In summary, HART’s performance on high-resolution text-to-image tasks cannot yet be reflected by the experimental results. According to some community feedback (https://www.reddit.com/r/StableDiffusion/comments/1glig4u/mits_hart_fast_texttoimage_model_you_need_to_see/), HART has issues in generating high-frequency details. Looking back at HART’s method, we can infer that this might be caused by the suboptimal design of the residual diffusion model.
Summary
To mitigate the information loss caused by the VQ operation in VQ-based autoencoders, HART treats the lost information as a residual image and uses a lightweight pixel diffusion model to independently generate each pixel of that residual image. HART applies this improvement directly to VAR and boosts the ImageNet FID metric. However, HART still cannot compete with diffusion models in high-resolution text-to-image tasks, and since diffusion models have various acceleration tricks, HART does not have an advantage in generation speed either.

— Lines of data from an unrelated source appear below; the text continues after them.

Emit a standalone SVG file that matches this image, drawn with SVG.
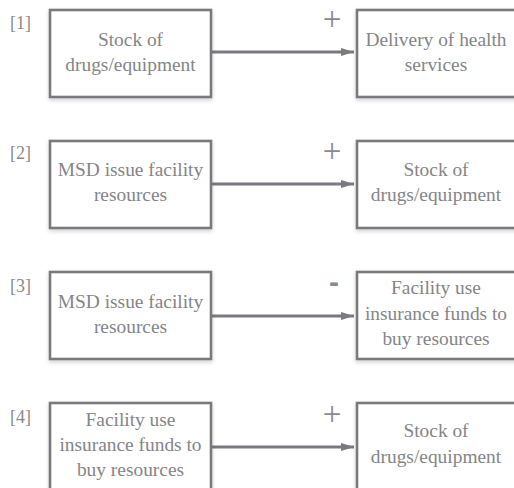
<svg xmlns="http://www.w3.org/2000/svg" width="514" height="488" viewBox="0 0 514 488">
<style>
.box{fill:#fff;stroke:#7a7a7e;stroke-width:2.6;filter:url(#sh)}
.t{font-family:"Liberation Serif",serif;font-size:19.4px;fill:#858588;text-anchor:middle}
.n{font-family:"Liberation Serif",serif;font-size:18px;fill:#8a8a8d}
.pl{font-family:"Liberation Serif",serif;font-size:33px;fill:#8a8a8d;text-anchor:middle}
.mi{font-family:"Liberation Sans",sans-serif;font-weight:bold;font-size:30px;fill:#8a8a8d;text-anchor:middle}
.c{stroke:#7a7a7e;stroke-width:2.8;fill:none;marker-end:url(#ah)}
</style>
<defs>
<filter id="sh" x="-10%" y="-10%" width="125%" height="130%">
<feDropShadow dx="0" dy="2" stdDeviation="2" flood-color="#000" flood-opacity="0.18"/>
</filter>
<marker id="ah" markerWidth="13" markerHeight="9" refX="13" refY="4.5" orient="auto" markerUnits="userSpaceOnUse">
<path d="M0,0.5 L13,4.5 L0,8.5 Z" fill="#7a7a7e"/>
</marker>
</defs>
<rect width="514" height="488" fill="#fff"/>
<g id="connectors">
<line class="c" x1="211" y1="52" x2="354" y2="52"/>
<line class="c" x1="211" y1="184" x2="354" y2="184"/>
<line class="c" x1="211" y1="316" x2="354" y2="316"/>
<line class="c" x1="211" y1="447" x2="354" y2="447"/>
<text class="pl" x="332" y="30">+</text>
<text class="pl" x="332" y="162">+</text>
<text class="mi" x="334" y="292">-</text>
<text class="pl" x="332" y="425">+</text>
</g>
<g id="labels">
<text class="n" x="10" y="29">[1]</text>
<text class="n" x="10" y="159">[2]</text>
<text class="n" x="10" y="292">[3]</text>
<text class="n" x="10" y="423">[4]</text>
</g>
<g id="n1a"><rect class="box" x="50" y="10" width="161" height="87"/>
<text class="t" x="130.5" y="46">Stock of</text><text class="t" x="130.5" y="71">drugs/equipment</text></g>
<g id="n1b"><rect class="box" x="357" y="10" width="161" height="87"/>
<text class="t" x="436" y="46">Delivery of health</text><text class="t" x="436" y="71">services</text></g>
<g id="n2a"><rect class="box" x="50" y="141" width="161" height="87"/>
<text class="t" x="130.5" y="176">MSD issue facility</text><text class="t" x="130.5" y="201">resources</text></g>
<g id="n2b"><rect class="box" x="357" y="141" width="161" height="87"/>
<text class="t" x="436" y="176">Stock of</text><text class="t" x="436" y="201">drugs/equipment</text></g>
<g id="n3a"><rect class="box" x="50" y="272" width="161" height="87"/>
<text class="t" x="130.5" y="308">MSD issue facility</text><text class="t" x="130.5" y="333">resources</text></g>
<g id="n3b"><rect class="box" x="357" y="272" width="161" height="87"/>
<text class="t" x="436" y="294">Facility use</text><text class="t" x="436" y="320">insurance funds to</text><text class="t" x="436" y="345">buy resources</text></g>
<g id="n4a"><rect class="box" x="50" y="403" width="161" height="87"/>
<text class="t" x="130.5" y="426">Facility use</text><text class="t" x="130.5" y="451">insurance funds to</text><text class="t" x="130.5" y="476">buy resources</text></g>
<g id="n4b"><rect class="box" x="357" y="403" width="161" height="87"/>
<text class="t" x="436" y="437">Stock of</text><text class="t" x="436" y="463">drugs/equipment</text></g>
</svg>
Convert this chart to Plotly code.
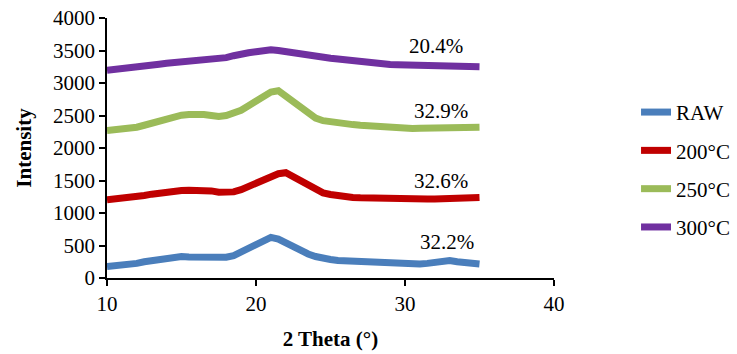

VQ operations transform complex images into image tokens. This makes the distrbution of image tokens easy to learn, but sacrifice autoencoder reconstruction quality. Many works have tried to improve the original nearest-neighbor VQ operation in VQVAE. Regardless, the error introduced by VQ is inevitably present. From another aspect, HART alleviates VQ reconstruction errors by generating a residual image with a separate model. This design idea is promising—it may be possible to eliminate VQ errors entirely. But there’s no free lunch: improving generation quality typically means increasing training and inference time. Although HART’s approach of using a lightweight pixel diffusion model to generate the residual image does not slow down the model, its effectiveness is still not sufficient. Perhaps replacing it with a diffusion model with larger receptive field could improve the quality of the residual image without significantly increasing generation time.